O filme começa com o clássico paralelismo entre mafia e capitalismo: o que antes era um sistema regido por regras e códigos se degenerou, virando um mata-mata incontrolável aonde o dinheiro manda em tudo. Buscetta (Pierfrancesco Favino), durante o filme fala e repete: “eu não traí a Cosa Nostra, a Cosa Nostra me traiu”. O filme abre com uma festa extravagante em 1980, onde duas famílias rivais da Sicília formam um pacto de não agressão. Como em “O Poderoso Chefão”, o dinheiro fácil ganho com a venda de drogas como heroína, começa a se tornar irresistível para as famílias mais modernas, que começaram a assassinar até mulheres e crianças.

Em seguida, Buscetta parte para o Rio de Janeiro, para morar em exílio com sua terceira esposa, Maria Cristina (vivida pela atriz brasileira Maria Fernanda Candido). Sua paz é breve. A trégua durou pouco, dois de seus filhos adultos desaparecem na Sicília e a polícia brasileira (comandada pela ditadura) o extradita para a Itália, após uma pequena sessão de tortura. É no voo para Itália, quando ele admite ser impossível ser um ex-mafioso e recriar sua vida, que ele decide se tornar informante.

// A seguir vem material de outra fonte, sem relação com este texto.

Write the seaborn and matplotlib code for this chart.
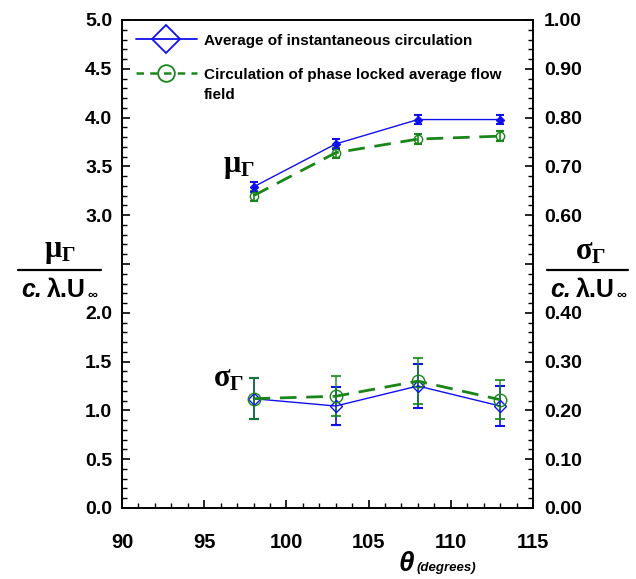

O verdadeiro senso de tour-de-force de “Il Traditore” são as prisões da Máfia italiana e os julgamentos subsequentes. Estes mais parecem cenas extraídas de zoológicos surrealistas do que procedimentos legais. Em um plenário cavernoso, regido pelo juiz Falcone (Fausto Russo Alesi), Buscetta depõe dentro de uma caixa de vidros à prova de bala, enquanto os acusados berram insultos chulos incessantemente de suas celas, no fundo da sala. Um coral de esposas mafiosas histérico interrompe os acontecimentos vez ou outra.

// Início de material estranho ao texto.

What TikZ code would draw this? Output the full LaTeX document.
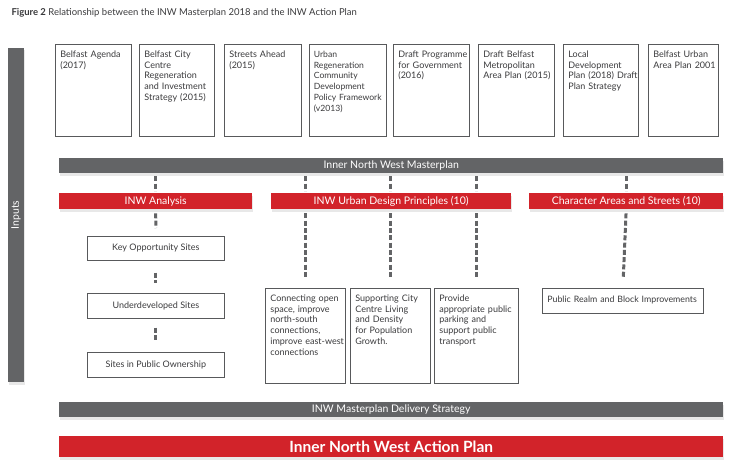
\documentclass[tikz,border=0pt]{standalone}
\usepackage{fontspec}
\setmainfont{Lato}
\usetikzlibrary{shadows}

\definecolor{barGray}{HTML}{636466}
\definecolor{barRed}{HTML}{D2232A}
\definecolor{lineGray}{HTML}{58595B}
\definecolor{txtGray}{HTML}{3A3A3C}

\hyphenpenalty=10000
\exhyphenpenalty=10000

\tikzset{
  bar/.style={fill=barGray, text=white, anchor=north west, inner sep=0pt,
    minimum height=15pt, font=\fontsize{10.5}{12}\selectfont,
    drop shadow={opacity=0.18, shadow xshift=1pt, shadow yshift=-2.5pt}},
  redbar/.style={bar, fill=barRed, minimum height=16pt},
  inbox/.style={draw=lineGray, line width=0.7pt, anchor=north west, align=left,
    inner xsep=5pt, inner ysep=4pt, text width=#1, text height=9pt,
    text depth=75pt, text=txtGray, font=\fontsize{9}{10.8}\selectfont},
  inbox/.default=66pt,
  urbox/.style={inbox=#1, text depth=78pt},
  sitebox/.style={draw=lineGray, line width=0.7pt, anchor=north west,
    minimum width=137pt, minimum height=24pt, text=txtGray,
    font=\fontsize{9}{10.8}\selectfont},
  dashlink/.style={draw=barGray, line width=3pt, dash pattern=on 5pt off 2.3pt}
}

\begin{document}
\begin{tikzpicture}[x=1pt, y=-1pt]
\useasboundingbox (0,0) rectangle (735,468);

\node[anchor=base west, text=txtGray, font=\fontsize{9.5}{11}\selectfont] (title) at (8,16)
  {\textbf{Figure 2} Relationship between the INW Masterplan 2018 and the INW Action Plan};

\node[bar, rotate=90, anchor=center, minimum width=334pt, minimum height=16pt] (inputs) at (16,215) {Inputs};

% inputs
\node[inbox] (in1) at (55,44) {Belfast Agenda\\(2017)};
\node[inbox=65pt] (in2) at (139,44) {Belfast City\\Centre\\Regeneration\\and~Investment\\Strategy~(2015)};
\node[inbox=67pt] (in3) at (224,44) {Streets Ahead\\(2015)};
\node[inbox=68pt, inner xsep=4.5pt, font=\fontsize{8.6}{10.8}\selectfont] (in4) at (309,44) {Urban\\Regeneration\\Community\\Development\\Policy~Framework\\(v2013)};
\node[inbox] (in5) at (393,44) {Draft~Programme\\for~Government\\(2016)};
\node[inbox] (in6) at (478,44) {Draft Belfast\\Metropolitan\\Area~Plan~(2015)};
\node[inbox=65pt] (in7) at (563,44) {Local\\Development\\Plan~(2018)~Draft\\Plan Strategy};
\node[inbox=60pt] (in8) at (648,44) {Belfast Urban\\Area~Plan~2001};

\node[bar, minimum width=664pt] (mp) at (59,158) {Inner North West Masterplan};

\node[redbar, minimum width=193pt] (ana) at (59,193) {INW Analysis};
\node[redbar, minimum width=240pt] (udp) at (271,193) {INW Urban Design Principles (10)};
\node[redbar, minimum width=194pt] (cas) at (529,193) {Character Areas and Streets (10)};

% analysis
\node[sitebox] (kos) at (87,236) {Key Opportunity Sites};
\node[sitebox, minimum height=25pt] (uds) at (87,293) {Underdeveloped Sites};
\node[sitebox, minimum height=25pt] (spo) at (87,352) {Sites in Public Ownership};

% urban design
\node[urbox=70pt] (ubA) at (265,288) {Connecting~open\\space, improve\\north-south\\connections,\\improve~east-west\\connections};
\node[urbox=70pt] (ubB) at (350,288) {Supporting~City\\Centre Living\\and Density\\for Population\\Growth.};
\node[urbox=74pt] (ubC) at (434,288) {Provide\\appropriate~public\\parking and\\support public\\transport};

\node[inbox=151pt, text height=6pt, text depth=2pt, inner ysep=8.5pt, font=\fontsize{8.8}{10.8}\selectfont] (prb) at (542,288) {Public Realm and Block Improvements};

\node[bar, minimum width=664pt] (mds) at (59,402) {INW Masterplan Delivery Strategy};
\node[redbar, minimum width=664pt, minimum height=21pt, font=\fontsize{15.5}{17}\selectfont\bfseries] (iap) at (59,436) {Inner North West Action Plan};

% links
\draw[dashlink, shorten <=3pt, shorten >=2pt] (ana.north |- mp.south) -- (ana.north);
\draw[dashlink, shorten <=3pt, shorten >=2pt] (ubA.north |- mp.south) -- (ubA.north |- udp.north);
\draw[dashlink, shorten <=3pt, shorten >=2pt] (ubB.north |- mp.south) -- (ubB.north |- udp.north);
\draw[dashlink, shorten <=3pt, shorten >=2pt] (ubC.north |- mp.south) -- (ubC.north |- udp.north);
\draw[dashlink, shorten <=3pt, shorten >=2pt] (cas.north |- mp.south) -- (cas.north);

\draw[dashlink, shorten <=4pt, shorten >=8pt] (ana.south) -- (kos.north);
\draw[dashlink, shorten <=12pt, shorten >=10pt] (kos.south) -- (uds.north);
\draw[dashlink, shorten <=9pt, shorten >=12pt] (uds.south) -- (spo.north);

\draw[dashlink, shorten <=4pt, shorten >=10pt] (ubA.north |- udp.south) -- (ubA.north);
\draw[dashlink, shorten <=4pt, shorten >=10pt] (ubB.north |- udp.south) -- (ubB.north);
\draw[dashlink, shorten <=4pt, shorten >=10pt] (ubC.north |- udp.south) -- (ubC.north);
\draw[dashlink, shorten <=4pt, shorten >=10pt] (cas.south) -- (prb.north);

\end{tikzpicture}
\end{document}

Sem dúvida, a parte central do filme é seu ponto forte. O que levou os personagens até aqui e o que sucede posteriormente já se viu antes, em outros filmes. O mero fato de contemplarmos o absurdo destes procedimentos é o suficiente para duvidarmos sua veracidade, não fosse a disponibilidade de comprovação por vídeos reais no YouTube. Além disso, Favino carrega o filme nas costas, sua expressão turrona e segura de si se misturando à dor de quem se diz um pai de família fiel e um criminoso arrependido.

Veterano, o diretor Marco Bellocchio não apresenta seu filme para convencer o espectador a torcer pela Máfia, ou mesmo pelo delator. Ninguém sabe se o arrependimento de Buscetta foi real ou oportunista. Se trata de um herói da justiça ou de um traidor? O fato de tratar-se de uma história real permite que Bellocchio não tome partido–a alegação de que esta meramente retratando um período turbulento na história de seu país é o suficiente.

A participação do Brasil no filme é sólida. Cenas foram gravadas no Rio de Janeiro e Maria Fernanda Cândido tem uma presença sólida durante a duração do filme, embora lhe reste pouco a fazer além das ações da esposa preocupada. Um apelo maior ao espectador nacional pode vir da presença do personagem Falcone, muito citado no noticiário atual e na Operação Mãos Limpas, que ocasionou o maior número de prisões já conseguidos contra a Máfia. Será que resolveu a Itália?